_Exercise requirements_
Pull out every line containing the string "matplotlib".

_Data provided_
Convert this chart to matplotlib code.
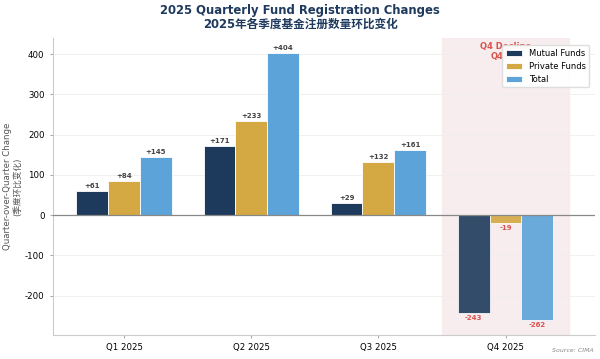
import matplotlib
matplotlib.use("Agg")
import matplotlib.pyplot as plt
import numpy as np

plt.rcParams['font.family'] = ['DejaVu Sans', 'Noto Sans CJK SC']
plt.rcParams['axes.unicode_minus'] = False

quarters = ["Q1 2025", "Q2 2025", "Q3 2025", "Q4 2025"]
mutual = [61, 171, 29, -243]
private = [84, 233, 132, -19]
total = [145, 404, 161, -262]
series_names = ["Mutual Funds", "Private Funds", "Total"]
colors = ["#1d3a5c", "#d4a843", "#5ba3d9"]

fig = plt.figure(figsize=(6, 3.59), dpi=100)
ax = fig.add_axes([0.088, 0.067, 0.903, 0.827])

x = np.arange(len(quarters))
w = 0.25
ax.axvspan(2.5, 3.5, color="#f7e9ea", alpha=0.8, zorder=0)

for i, (vals, name, c) in enumerate(zip([mutual, private, total], series_names, colors)):
    offs = (i - 1) * w
    for j, v in enumerate(vals):
        alpha = 0.9 if j == 3 else 1.0
        ax.bar(x[j] + offs, v, w, color=c, edgecolor="white", linewidth=0.6,
               alpha=alpha, zorder=2, label=name if j == 0 else None)
        if v >= 0:
            ax.text(x[j] + offs, v + 5, f"+{v}", ha="center", va="bottom",
                    fontsize=5, fontweight="bold", color="#444444", zorder=4)
        else:
            ax.text(x[j] + offs, v - 5, f"{v}", ha="center", va="top",
                    fontsize=5, fontweight="bold", color="#d9534f", zorder=4)

ax.axhline(0, color="#888888", linewidth=0.9, zorder=3)
ax.text(3.0, 430, "Q4 Decline\nQ4回落", ha="center", va="top", fontsize=6,
        fontweight="bold", color="#d9534f", zorder=1, linespacing=1.1)

ax.set_xlim(-0.56, 3.7)
ax.set_ylim(-298, 440)
ax.set_xticks(x)
ax.set_xticklabels(quarters, fontsize=6.2)
ax.tick_params(axis="y", labelsize=6.2, length=2.5, color="#aaaaaa")
ax.tick_params(axis="x", length=2, color="#aaaaaa")
ax.yaxis.grid(True, color="#eeeeee", linewidth=0.6, zorder=0)
ax.set_axisbelow(True)
for s in ["top", "right"]:
    ax.spines[s].set_visible(False)
for s in ["left", "bottom"]:
    ax.spines[s].set_color("#cccccc")
    ax.spines[s].set_linewidth(0.8)

ax.set_ylabel("Quarter-over-Quarter Change\n(季度环比变化)", fontsize=6.2, color="#555555",
              linespacing=1.1)
ax.yaxis.set_label_coords(-0.057, 0.5)

leg = ax.legend(loc="upper right", fontsize=6, frameon=True, framealpha=0.95,
                edgecolor="#dddddd", bbox_to_anchor=(0.998, 0.99))
leg.set_zorder(10)

fig.suptitle("2025 Quarterly Fund Registration Changes\n2025年各季度基金注册数量环比变化",
             fontsize=8.4, fontweight="bold", color="#1f3a5f", y=0.99, linespacing=1.15)
fig.text(0.99, 0.018, "Source: CIMA", ha="right", va="bottom", fontsize=4.5,
         style="italic", color="#888888")

fig.savefig("out.png", dpi=100)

_Finished task_
Convert this chart to matplotlib code.
import matplotlib
matplotlib.use("Agg")
import matplotlib.pyplot as plt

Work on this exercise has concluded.